Dans le procès ayant opposé Madiambal Diagne à Souleymane Téliko, le verdict prononcé contre le premier, 6 mois de prison dont 3 ferme et une amende, est «disproportionné», selon Article 19. Dans un communiqué de presse, l’organisation recommande à l’Etat du Sénégal de «s’abstenir d’appliquer des sanctions privatives de liberté contre des journalistes en faveur des sanctions civiles proportionnées».Par Mame Woury THIOUBOU

– Dans l’affaire l’opposant au magistrat Souleymane Téliko, Madiambal Diagne a écopé d’une peine de 6 mois de prison, dont 3 ferme, et une amende. Selon l’Ong Article 19, ces peines de prison «sont disproportionnées». Dans un communiqué de presse, le directeur régional adjoint d’Article 19 Sénégal et Afrique de l’Ouest, Alfred Nkuru Bulakali, indique que «la peine de prison contre le journaliste Madiambal Diagne pour diffamation est incompatible avec les normes internationales sur la liberté d’expression». L’organisation de défense de la liberté d’expression rappelle que de telles peines sont de «nature à priver le public de l’accès à l’information». «Non seulement elles visent à priver le journaliste de sa liberté, mais elles sont aussi de nature à priver le public de l’accès à l’information. Les peines privatives de liberté ont un effet dissuasif et intimidateur sur les autres journalistes qui pourraient opter pour l’autocensure par crainte des représailles judiciaires et de la prison». Article 19 indique dans son communiqué avoir, à plusieurs reprises, «exprimé ses inquiétudes concernant les dispositions des lois sénégalaises sur les médias qui criminalisent les délits de presse tels que les injures et la diffamation, dans la mesure où elles menacent la liberté d’expression et celle de la presse».
Dans cette affaire, Ma­diam­bal Diagne a comparu pour diffamation après avoir soutenu que le juge Sou­leymane Téliko a indûment réclamé des frais de mission pour un hébergement au Tchad, alors que lesdits frais avaient déjà été pris en charge par le gouvernement tchadien. «Il est urgent que les autorités sénégalaises abrogent toutes ces dispositions et mettent leur législation en conformité avec les normes internationales relatives à la liberté d’expression et des médias. Les autorités doivent s’abstenir d’appliquer des sanctions privatives de liberté contre des journalistes en faveur des sanctions civiles qui doivent, elles aussi, être nécessaires et proportionnées, comme le recommandent les organes internationaux de droits humains. Les sanctions civiles devraient en outre assurer la protection de la vérité», indique M. Bulakali. Article 19 recommande ainsi que «les peines de prison ou toute autre forme de privation de liberté, les amendes excessives et autres sanctions sévères ne devraient jamais être prévues pour sanctionner une violation des lois sur la diffamation».

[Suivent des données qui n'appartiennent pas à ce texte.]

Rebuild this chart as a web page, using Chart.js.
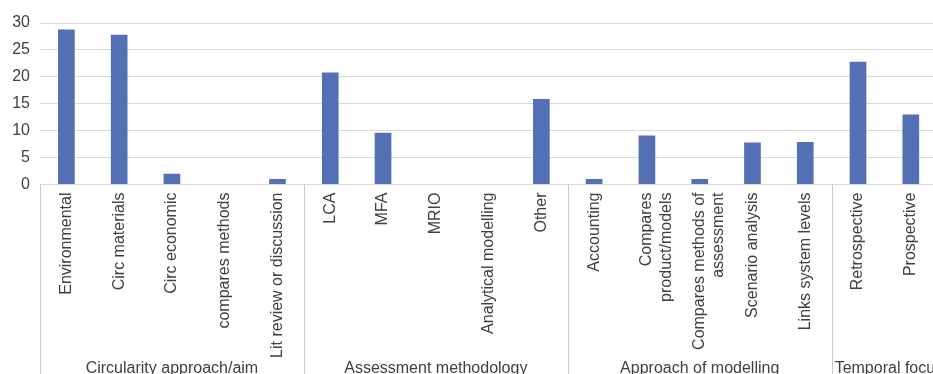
<!DOCTYPE html>
<html>
<head>
<meta charset="utf-8">
<script src="https://cdn.jsdelivr.net/npm/chart.js@4.4.1/dist/chart.umd.min.js"></script>
<style>
html,body{margin:0;padding:0;overflow:hidden;background:#ffffff;}
canvas{display:block;}
</style>
</head>
<body>
<canvas id="c" width="938" height="374"></canvas>
<script>
const categories = [
  "Environmental", "Circ materials", "Circ economic", "compares methods", "Lit review or discussion",
  "LCA", "MFA", "MRIO", "Analytical modelling", "Other",
  "Accounting", ["Compares", "product/models"], ["Compares methods of", "assessment"], "Scenario analysis", "Links system levels",
  "Retrospective", "Prospective"
];
const values = [28.8, 27.8, 2.0, 0, 1.0, 20.8, 9.6, 0, 0, 15.9, 1.0, 9.1, 1.0, 7.8, 7.9, 22.8, 13.0];
const groupNames = ["Circularity approach/aim", "Assessment methodology", "Approach of modelling", "Temporal focus"];
const groupSizes = [5, 5, 5, 2];
const yMin = 0, yMax = 30, yStep = 5;

const FONT = '"Liberation Sans", Arial, sans-serif';
const TEXT = '#404040';

const groupAxisPlugin = {
  id: 'groupAxis',
  afterDraw(chart) {
    const xs = chart.scales.x;
    const area = chart.chartArea;
    const ctx = chart.ctx;
    ctx.save();
    ctx.strokeStyle = '#c9c9c9';
    ctx.lineWidth = 1;
    let start = 0;
    const bounds = [0];
    groupSizes.forEach(s => { start += s; bounds.push(start); });
    bounds.forEach(b => {
      const px = Math.round(xs.getPixelForValue(b - 0.5)) + 0.5;
      ctx.beginPath();
      ctx.moveTo(px, area.bottom);
      ctx.lineTo(px, chart.height);
      ctx.stroke();
    });
    ctx.font = '16px ' + FONT;
    ctx.fillStyle = TEXT;
    ctx.textBaseline = 'alphabetic';
    ctx.textAlign = 'left';
    for (let i = 0; i < groupNames.length; i++) {
      const l = xs.getPixelForValue(bounds[i] - 0.5);
      const r = xs.getPixelForValue(bounds[i + 1] - 0.5);
      const w = ctx.measureText(groupNames[i]).width;
      let tx = (l + r) / 2 - w / 2;
      if (tx < l + 3) tx = l + 3;
      ctx.fillText(groupNames[i], tx, 373);
    }
    ctx.restore();
  }
};

new Chart(document.getElementById('c'), {
  type: 'bar',
  data: {
    labels: categories,
    datasets: [{
      data: values,
      backgroundColor: '#5470b4',
      borderWidth: 0,
      categoryPercentage: 1.0,
      barPercentage: 0.316
    }]
  },
  options: {
    responsive: false,
    animation: false,
    devicePixelRatio: 1,
    layout: { padding: { top: 23, left: 0, right: 0, bottom: 0 } },
    plugins: { legend: { display: false }, tooltip: { enabled: false } },
    scales: {
      x: {
        grid: { display: true, drawOnChartArea: false, drawTicks: false, color: 'rgba(0,0,0,0)' },
        border: { display: false },
        ticks: {
          autoSkip: false,
          minRotation: 90,
          maxRotation: 90,
          padding: 8,
          color: TEXT,
          font: { family: FONT, size: 16 }
        },
        afterFit(scale) { scale.height = 189.5; }
      },
      y: {
        min: yMin,
        max: yMax,
        grid: { color: '#d9d9d9', lineWidth: 1, drawTicks: false },
        border: { display: false },
        ticks: {
          stepSize: yStep,
          padding: 10,
          color: TEXT,
          font: { family: FONT, size: 16 }
        },
        afterFit(scale) { scale.width = 40; }
      }
    }
  },
  plugins: [groupAxisPlugin]
});
</script>
</body>
</html>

Les normes africaines et internationales établissent clairement que la criminalisation de la diffamation n’est pas une restriction justifiable à la liberté d’expression et que les lois sur la diffamation criminelle doivent être abolies et remplacées, quand c’est nécessaire, par des sanctions civiles appropriées, rappelle Article 19. En attendant la tenue du procès en appel, l’organisation appelle de ce fait les autorités judiciaires à prendre en compte ces normes internationales, en particulier les décisions des organes et Tribunaux régionaux des droits de l’Homme lorsqu’ils ont eu à se prononcer sur cette question.